Nor, as it turns out, was there any advantage to having a
partner or points (due to attrition eliminating this competition). So we might reasonably ask, what was the point
of all that?
Well, some of us in the sector have noted a distinct
tendency for the OPA to make us jump through hoops for no apparent reason,
except perhaps to satisfy a certain sadistic tendency within that bureaucracy. That’s
perhaps overly speculative.
But it certainly seems that the Ministry wanted to see
co-ops and aboriginal groups participate in project ownership, and that wish
has been fulfilled: fully 77% of applications in line for TAT/DAT have either
aboriginal, co-op, or education/health ownership or siting.
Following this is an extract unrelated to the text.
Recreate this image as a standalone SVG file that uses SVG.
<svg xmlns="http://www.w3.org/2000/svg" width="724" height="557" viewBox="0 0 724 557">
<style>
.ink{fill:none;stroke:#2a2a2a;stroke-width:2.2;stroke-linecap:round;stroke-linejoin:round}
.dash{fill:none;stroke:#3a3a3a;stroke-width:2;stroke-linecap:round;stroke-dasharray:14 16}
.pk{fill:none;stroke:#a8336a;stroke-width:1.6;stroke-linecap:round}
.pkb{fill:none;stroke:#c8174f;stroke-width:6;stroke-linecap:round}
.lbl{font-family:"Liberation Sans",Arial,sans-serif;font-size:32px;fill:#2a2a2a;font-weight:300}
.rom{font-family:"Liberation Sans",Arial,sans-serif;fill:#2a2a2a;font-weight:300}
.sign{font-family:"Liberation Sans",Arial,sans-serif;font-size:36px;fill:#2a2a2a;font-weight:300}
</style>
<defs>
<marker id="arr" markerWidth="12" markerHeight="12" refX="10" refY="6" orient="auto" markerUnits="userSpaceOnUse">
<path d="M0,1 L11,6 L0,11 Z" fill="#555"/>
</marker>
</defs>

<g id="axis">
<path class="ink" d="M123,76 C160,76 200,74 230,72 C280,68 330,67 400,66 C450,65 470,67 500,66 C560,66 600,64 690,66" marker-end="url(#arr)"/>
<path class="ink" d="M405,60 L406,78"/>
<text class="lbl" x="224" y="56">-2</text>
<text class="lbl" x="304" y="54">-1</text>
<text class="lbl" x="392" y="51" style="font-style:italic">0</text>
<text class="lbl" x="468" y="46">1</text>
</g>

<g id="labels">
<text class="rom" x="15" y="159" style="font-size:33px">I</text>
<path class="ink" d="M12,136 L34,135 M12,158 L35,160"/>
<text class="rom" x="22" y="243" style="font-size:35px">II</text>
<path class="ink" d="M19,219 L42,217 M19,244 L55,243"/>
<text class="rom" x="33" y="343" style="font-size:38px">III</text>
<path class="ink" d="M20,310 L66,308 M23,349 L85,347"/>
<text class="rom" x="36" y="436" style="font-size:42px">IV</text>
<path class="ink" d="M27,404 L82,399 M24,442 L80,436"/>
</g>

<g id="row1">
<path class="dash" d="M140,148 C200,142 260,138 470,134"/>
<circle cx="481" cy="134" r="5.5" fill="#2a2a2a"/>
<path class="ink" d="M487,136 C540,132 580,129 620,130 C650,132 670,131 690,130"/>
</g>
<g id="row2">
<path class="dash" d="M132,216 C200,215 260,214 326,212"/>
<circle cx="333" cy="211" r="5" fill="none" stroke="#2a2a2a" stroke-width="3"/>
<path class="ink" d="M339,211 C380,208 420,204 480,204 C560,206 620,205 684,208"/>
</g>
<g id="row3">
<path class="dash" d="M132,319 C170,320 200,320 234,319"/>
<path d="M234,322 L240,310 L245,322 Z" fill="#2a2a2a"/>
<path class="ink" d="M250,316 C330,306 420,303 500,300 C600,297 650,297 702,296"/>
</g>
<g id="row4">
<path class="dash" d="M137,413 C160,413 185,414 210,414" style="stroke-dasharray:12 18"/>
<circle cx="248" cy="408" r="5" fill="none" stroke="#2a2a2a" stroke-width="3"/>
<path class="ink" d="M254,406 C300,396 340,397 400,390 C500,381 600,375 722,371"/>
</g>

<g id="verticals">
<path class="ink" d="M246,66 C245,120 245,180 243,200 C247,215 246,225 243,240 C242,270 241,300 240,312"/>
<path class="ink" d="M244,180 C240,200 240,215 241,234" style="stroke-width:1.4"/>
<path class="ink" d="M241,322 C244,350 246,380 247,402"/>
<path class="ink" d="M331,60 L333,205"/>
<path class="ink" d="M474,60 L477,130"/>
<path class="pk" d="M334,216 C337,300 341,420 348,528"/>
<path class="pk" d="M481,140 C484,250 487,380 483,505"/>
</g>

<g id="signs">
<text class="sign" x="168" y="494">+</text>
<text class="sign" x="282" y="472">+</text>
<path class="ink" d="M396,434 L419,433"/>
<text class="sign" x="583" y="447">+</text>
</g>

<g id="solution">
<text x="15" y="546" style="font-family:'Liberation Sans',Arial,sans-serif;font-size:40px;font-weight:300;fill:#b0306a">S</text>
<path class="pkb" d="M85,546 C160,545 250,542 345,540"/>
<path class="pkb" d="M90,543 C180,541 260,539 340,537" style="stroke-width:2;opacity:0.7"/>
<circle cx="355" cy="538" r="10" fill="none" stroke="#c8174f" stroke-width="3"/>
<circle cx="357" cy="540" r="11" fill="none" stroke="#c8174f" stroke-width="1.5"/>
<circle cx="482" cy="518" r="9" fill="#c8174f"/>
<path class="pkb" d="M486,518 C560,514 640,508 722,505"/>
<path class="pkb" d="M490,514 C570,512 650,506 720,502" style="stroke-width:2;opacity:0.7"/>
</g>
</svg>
That much of these community-owned kW were effectively
expropriated from developers and property owners by stealth is an issue that
remains to be assessed. I am thinking of the farmer who sold 15% of his project
to a co-op because it seemed he had to if he wanted a contract. On the other
hand, what of the projects that didn’t even apply, because they didn’t feel they
stood a chance without taking on partners, and who simply stepped out of the
game.
Looking ahead, as the Ministry has announced its intent to
procure (via OPA) another 70MW under a second small FIT window before the end
of 2013, no doubt a large number of the recently terminated applications will
be re-submitted. Assuming we’ve learned through this process what needs to be
done to submit complete and eligible applications, there may well be a genuine
points competition in the next round.
What we don’t know yet is how the priority points will be structured
in the next round. Municipalities are clearly slated to be sources of points,
but what is not yet confirmed is if co-ops and aboriginal groups will maintain
their (so recently won) attractiveness. I’m betting they will – I think it
would be folly for the Ministry to back away from this initiative so soon – but
I won’t bet much until the Ministry makes a stronger statement.
As ever, uncertainty is a key theme under the evolving
landscape of renewable energy in Ontario.